### Set exercise:
Could you repeat, exactly as they stand, the lines between the one with "Emit a LaTeX" and the one with "-- (465,509) ..", inclusive, minus the pictures?

### Working data:
━━━━━━━━━━━━━━━━━━━━━━━━━━━━━━
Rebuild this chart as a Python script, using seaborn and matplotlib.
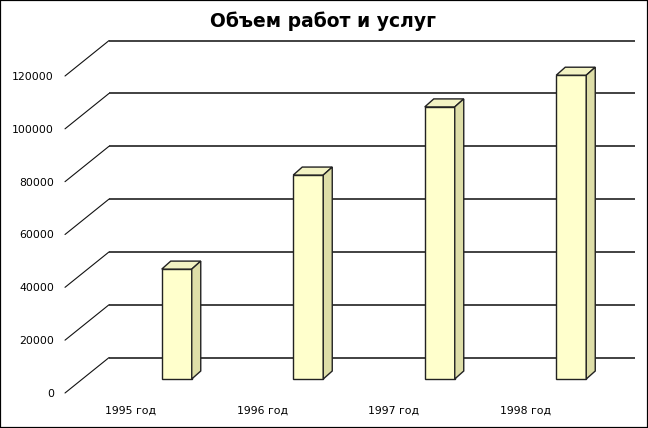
━━━━━━━━━━━━━━━━━━━━━━━━━━━━━━
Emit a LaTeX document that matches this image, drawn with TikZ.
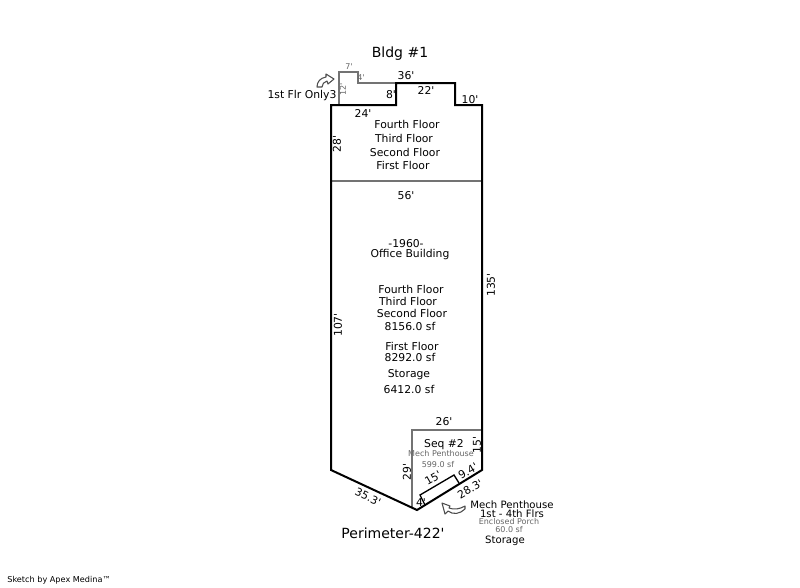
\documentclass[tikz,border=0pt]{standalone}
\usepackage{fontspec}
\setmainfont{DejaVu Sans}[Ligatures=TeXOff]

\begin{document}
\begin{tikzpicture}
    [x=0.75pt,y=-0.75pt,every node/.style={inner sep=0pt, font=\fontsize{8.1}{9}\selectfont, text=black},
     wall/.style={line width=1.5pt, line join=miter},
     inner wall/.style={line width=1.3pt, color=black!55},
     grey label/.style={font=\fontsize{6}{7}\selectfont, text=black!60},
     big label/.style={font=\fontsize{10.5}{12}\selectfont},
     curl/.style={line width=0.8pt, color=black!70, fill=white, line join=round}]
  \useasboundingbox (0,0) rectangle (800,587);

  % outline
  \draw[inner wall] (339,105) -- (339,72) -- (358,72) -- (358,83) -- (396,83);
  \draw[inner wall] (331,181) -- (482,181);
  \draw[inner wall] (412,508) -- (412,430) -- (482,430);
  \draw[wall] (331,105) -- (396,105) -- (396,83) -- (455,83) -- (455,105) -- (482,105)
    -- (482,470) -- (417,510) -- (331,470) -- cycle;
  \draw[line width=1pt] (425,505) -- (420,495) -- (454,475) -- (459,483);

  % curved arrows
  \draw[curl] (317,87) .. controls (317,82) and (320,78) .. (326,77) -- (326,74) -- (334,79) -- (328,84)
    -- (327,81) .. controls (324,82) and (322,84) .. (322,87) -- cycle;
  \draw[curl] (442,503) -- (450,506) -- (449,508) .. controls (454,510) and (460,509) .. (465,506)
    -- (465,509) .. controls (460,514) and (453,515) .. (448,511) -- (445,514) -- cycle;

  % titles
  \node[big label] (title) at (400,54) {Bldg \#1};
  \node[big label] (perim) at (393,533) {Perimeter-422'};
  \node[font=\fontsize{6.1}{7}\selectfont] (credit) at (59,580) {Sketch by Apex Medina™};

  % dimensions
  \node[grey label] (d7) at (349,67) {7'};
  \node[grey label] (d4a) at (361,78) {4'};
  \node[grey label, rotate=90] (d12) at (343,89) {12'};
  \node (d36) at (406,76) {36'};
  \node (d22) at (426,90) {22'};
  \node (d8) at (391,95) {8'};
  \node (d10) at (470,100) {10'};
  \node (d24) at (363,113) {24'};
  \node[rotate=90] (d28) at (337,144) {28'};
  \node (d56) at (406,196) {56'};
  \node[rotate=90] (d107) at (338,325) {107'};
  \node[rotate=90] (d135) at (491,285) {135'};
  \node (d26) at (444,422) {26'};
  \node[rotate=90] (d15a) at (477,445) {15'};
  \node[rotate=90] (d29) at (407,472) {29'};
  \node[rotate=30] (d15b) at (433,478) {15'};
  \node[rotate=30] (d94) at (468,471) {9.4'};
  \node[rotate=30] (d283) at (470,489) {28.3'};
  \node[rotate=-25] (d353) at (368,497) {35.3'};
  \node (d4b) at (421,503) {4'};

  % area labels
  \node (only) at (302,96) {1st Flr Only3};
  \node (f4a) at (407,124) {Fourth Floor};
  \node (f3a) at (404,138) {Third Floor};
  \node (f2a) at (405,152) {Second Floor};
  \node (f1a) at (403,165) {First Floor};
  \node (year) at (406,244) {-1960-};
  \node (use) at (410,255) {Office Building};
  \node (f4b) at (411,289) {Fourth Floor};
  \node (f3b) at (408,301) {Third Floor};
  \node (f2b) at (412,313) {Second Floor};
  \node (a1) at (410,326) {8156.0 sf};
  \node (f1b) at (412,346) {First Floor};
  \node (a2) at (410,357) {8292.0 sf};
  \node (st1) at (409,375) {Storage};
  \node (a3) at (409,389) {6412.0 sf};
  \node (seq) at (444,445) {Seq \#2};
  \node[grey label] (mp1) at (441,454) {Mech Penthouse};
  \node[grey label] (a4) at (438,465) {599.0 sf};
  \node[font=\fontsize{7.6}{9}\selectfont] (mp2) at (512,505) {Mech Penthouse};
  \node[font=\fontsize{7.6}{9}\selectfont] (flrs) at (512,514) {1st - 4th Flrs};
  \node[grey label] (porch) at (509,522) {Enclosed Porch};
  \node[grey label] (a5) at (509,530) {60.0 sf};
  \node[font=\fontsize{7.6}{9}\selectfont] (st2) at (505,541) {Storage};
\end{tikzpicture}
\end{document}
━━━━━━━━━━━━━━━━━━━━━━━━━━━━━━
### Output of the task:
Emit a LaTeX document that matches this image, drawn with TikZ.
\documentclass[tikz,border=0pt]{standalone}
\usepackage{fontspec}
\setmainfont{DejaVu Sans}[Ligatures=TeXOff]

\begin{document}
\begin{tikzpicture}
    [x=0.75pt,y=-0.75pt,every node/.style={inner sep=0pt, font=\fontsize{8.1}{9}\selectfont, text=black},
     wall/.style={line width=1.5pt, line join=miter},
     inner wall/.style={line width=1.3pt, color=black!55},
     grey label/.style={font=\fontsize{6}{7}\selectfont, text=black!60},
     big label/.style={font=\fontsize{10.5}{12}\selectfont},
     curl/.style={line width=0.8pt, color=black!70, fill=white, line join=round}]
  \useasboundingbox (0,0) rectangle (800,587);

  % outline
  \draw[inner wall] (339,105) -- (339,72) -- (358,72) -- (358,83) -- (396,83);
  \draw[inner wall] (331,181) -- (482,181);
  \draw[inner wall] (412,508) -- (412,430) -- (482,430);
  \draw[wall] (331,105) -- (396,105) -- (396,83) -- (455,83) -- (455,105) -- (482,105)
    -- (482,470) -- (417,510) -- (331,470) -- cycle;
  \draw[line width=1pt] (425,505) -- (420,495) -- (454,475) -- (459,483);

  % curved arrows
  \draw[curl] (317,87) .. controls (317,82) and (320,78) .. (326,77) -- (326,74) -- (334,79) -- (328,84)
    -- (327,81) .. controls (324,82) and (322,84) .. (322,87) -- cycle;
  \draw[curl] (442,503) -- (450,506) -- (449,508) .. controls (454,510) and (460,509) .. (465,506)
    -- (465,509) .. controls (460,514) and (453,515) .. (448,511) -- (445,514) -- cycle;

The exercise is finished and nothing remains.